Courtesy Chelsey Brown
(NEW YORK) — Thrift stores, antique fairs and flea markets in New York City are prime spots for finding valuable, hidden family heirlooms. When Chelsey Brown, an avid thrifter, was shown a letter written more than 75 years ago at the end of the Holocaust by a survivor, she knew where it belonged.
“The second that I had it transcribed, I just knew it had to go back to the right family,” Brown said. She found the note in late 2021.
The letter was written by Ilse Loewenberg, a woman who jumped out of a moving train that was headed to the Auschwitz concentration camp in 1943. She was part of an underground Nazi resistance group called Gemeinschaft für Frieden und Aufbau, or the Association for Peace and Development.
According to later documentation from her sister, Loewenberg walked a three-day-long journey back to Berlin after escaping.
In 1944, she was recaptured and put in solitary confinement in Berlin until she was liberated by Russian troops in July 1945.
Loewenberg lost her mother, father, two sisters and husband in the Holocaust.
After she was freed, she wrote a letter to her living sister, Carla, who had immigrated to England prior to the war. Carla was the only sister and family member of Loewenberg’s to survive the tragedy.

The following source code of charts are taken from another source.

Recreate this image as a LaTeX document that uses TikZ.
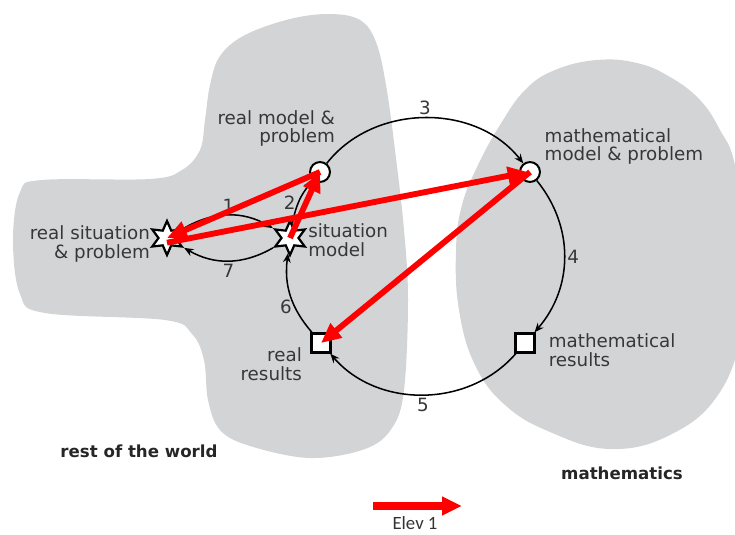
\documentclass[tikz,border=0pt]{standalone}
\usepackage{fontspec}
\setmainfont{DejaVu Sans}
\newfontfamily\legendfont{Carlito}
\usepackage{xcolor}
\usetikzlibrary{arrows.meta, positioning, shapes.geometric}

\definecolor{worldgray}{RGB}{211,212,214}
\definecolor{labelgray}{RGB}{55,55,58}
\definecolor{elevred}{RGB}{255,0,0}

\begin{document}
\begin{tikzpicture}[
    x=0.03cm, y=-0.03cm,
    every node/.style={font=\fontsize{15.6}{16}\selectfont, text=labelgray},
    area/.style={fill=worldgray, draw=none},
    sitstar/.style={star, star points=6, star point ratio=2, minimum size=29pt, inner sep=0pt, draw=black, line width=1.9pt, fill=white},
    modelcirc/.style={circle, minimum size=17pt, inner sep=0pt, draw=black, line width=1.7pt, fill=white},
    resbox/.style={rectangle, minimum size=16pt, inner sep=0pt, draw=black, line width=2.3pt, fill=white},
    lbl/.style={inner sep=0pt, align=left},
    num/.style={inner sep=2pt},
    flow/.style={-{Stealth[length=8pt, width=6.5pt]}, line width=1.3pt, black},
    elev/.style={-{Triangle[length=17pt, width=15pt]}, line width=5pt, elevred},
    region/.style={font=\fontsize{14.2}{16}\selectfont\bfseries, text=black!85},
]
\useasboundingbox (0,0) rectangle (735,534);

% === the two worlds ===
\fill[area] plot[smooth cycle, tension=0.6] coordinates {
    (210,85) (220,56) (245,35) (290,19) (330,14) (360,20) (376,42) (386,85)
    (395,150) (404,230) (408,300) (404,390) (392,428) (365,449) (310,458)
    (250,446) (220,430) (208,400) (204,360) (192,334) (165,320) (45,313)
    (20,294) (13,240) (20,192) (42,180) (150,179) (182,170) (200,150) (205,120)};
\fill[area] plot[smooth cycle, tension=0.7] coordinates {
    (597,60) (637,63) (670,77) (700,100) (720,130) (735,165) (748,250)
    (742,330) (718,395) (670,435) (610,449) (550,432) (505,405) (475,365)
    (459,310) (456,250) (462,205) (478,165) (500,125) (525,90) (555,70)};

% === stations of the cycle ===
\node[sitstar] (rs) at (167,238) {};
\node[sitstar] (sm) at (290,238) {};
\node[modelcirc] (rm) at (320,172) {};
\node[modelcirc] (mm) at (530,172) {};
\node[resbox] (rr) at (321,343) {};
\node[resbox] (mr) at (525,343) {};

\node[lbl, align=right, left=6pt of rs, yshift=-5pt] (rslbl) {real situation\\\& problem};
\node[lbl, right=7pt of sm, yshift=-2pt] (smlbl) {situation\\model};
\node[lbl, align=right, above=12pt of rm, anchor=south east, xshift=13pt] (rmlbl) {real model \&\\problem};
\node[lbl, right=3pt of mm, anchor=south west, yshift=6pt] (mmlbl) {mathematical\\model \& problem};
\node[lbl, align=right, left=7pt of rr, anchor=north east, yshift=-4pt] (rrlbl) {real\\results};
\node[lbl, right=11pt of mr, yshift=-6pt] (mrlbl) {mathematical\\results};

% === modelling cycle ===
\draw[flow] (rs) to[bend left=30] node[num, above] (n1) {1} (sm);
\draw[flow] (sm) to[bend left=30] node[num, below] (n7) {7} (rs);
\draw[flow] (sm) to[bend left=15] node[num, pos=0.45, left] (n2) {2} (rm);
\draw[flow] (rm) to[bend left=52] node[num, above] (n3) {3} (mm);
\draw[flow] (mm) to[bend left=40] node[num, right] (n4) {4} (mr);
\draw[flow] (mr) to[bend left=49] node[num, below] (n5) {5} (rr);
\draw[flow] (rr) to[bend left=24] node[num, pos=0.35, left] (n6) {6} (sm);

% === Elev 1 route ===
\draw[elev] (sm.center) -- (rm.center);
\draw[elev] (rm.center) -- (rs.center);
\draw[elev] ([yshift=-4pt]rs.center) -- ([xshift=-2pt]mm.center);
\draw[elev] (mm.center) -- (rr.center);

\node[region] (world) at (139,451) {rest of the world};
\node[region] (maths) at (622,473) {mathematics};

% === key ===
\coordinate (keyA) at (373,506);
\coordinate (keyB) at (462,506);
\draw[elev, line width=6pt] (keyA) -- (keyB);
\node[font=\legendfont\fontsize{16}{18}\selectfont, text=black!80, anchor=base, inner sep=0pt] (keytxt) at (415,529) {Elev 1};

\end{tikzpicture}
\end{document}
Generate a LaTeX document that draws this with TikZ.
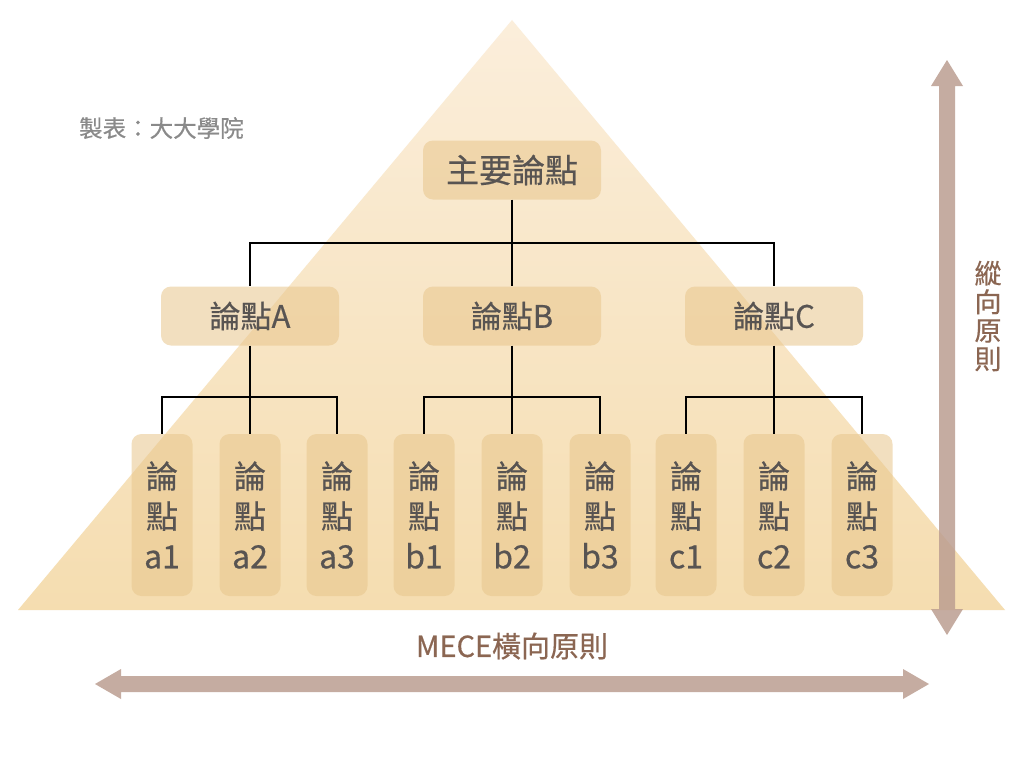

“Through the kindness of our liberators, I am able to give you a sign of life from me after so many years,” Loewenberg wrote in German. “Dad, Mom, Grete, Lottchen and Hermann: no one is alive anymore. My pain is unspeakably big. My husband, whom I married 3.5 years ago, was also taken from me! … When there will be a regular mail connection, I will tell you everything in detail.”
That’s the letter that Brown bought from a flea market vendor.
Brown discovered the details of the family tree through MyHeritage.com, a global family history platform that retains historical records.
She discovered that both Loewenberg and Carla immigrated to the United States and settled in Forest Hills, New York, in 1948. Neither Loewenberg or Carla had children, but they did have extended families via their husbands.
Brown found Jill Butler, the daughter of Loewenberg’s brother-in-law’s brother. Butler and Loewenberg, who used to live near each other, were close before Loewenberg died in 2001.
When Brown sent Butler the letter, Butler and her family were moved.
“My whole family is truly in awe of all you have done for us,” Butler said in a letter back to Brown. “We all loved our Great-Aunt Ilse and are thrilled beyond words to read her thoughts in her own handwriting after she emerged from the depths of the European inferno.”
She added, “May God bless your noble work, and may you receive many blessings in return for all you do for families like mine.”
Brown, whose family also lost members in the Holocaust, now feels a deep connection to Loewenberg and said her story has inspired her.
“She’s a bit of inspiration for everyone to be better in life. After the war, Ilse actually sent supplies to the family that helped hide her in Berlin,” she said. “She really is an example of doing good in a world or being kind in a world that isn’t.”
Brown, who has done hundreds of heirloom returns, has said the stories have taught her a lot about life and relationships and that she wishes more people could be reconnected with family heirlooms.
“It does break my heart, because I’m sure that there’s a ton of items I could help reunite with her rightful families,” Brown said. “We shouldn’t be selling these items. It should be illegal. They should be going back to their families.”
She added, “The reason why people connected with my heirloom returns on social media is because it shows that there is magic in the lives of average people,” Brown said. “We each have our own unique ancestry and story, and I think that’s what our world and generation needs right now.”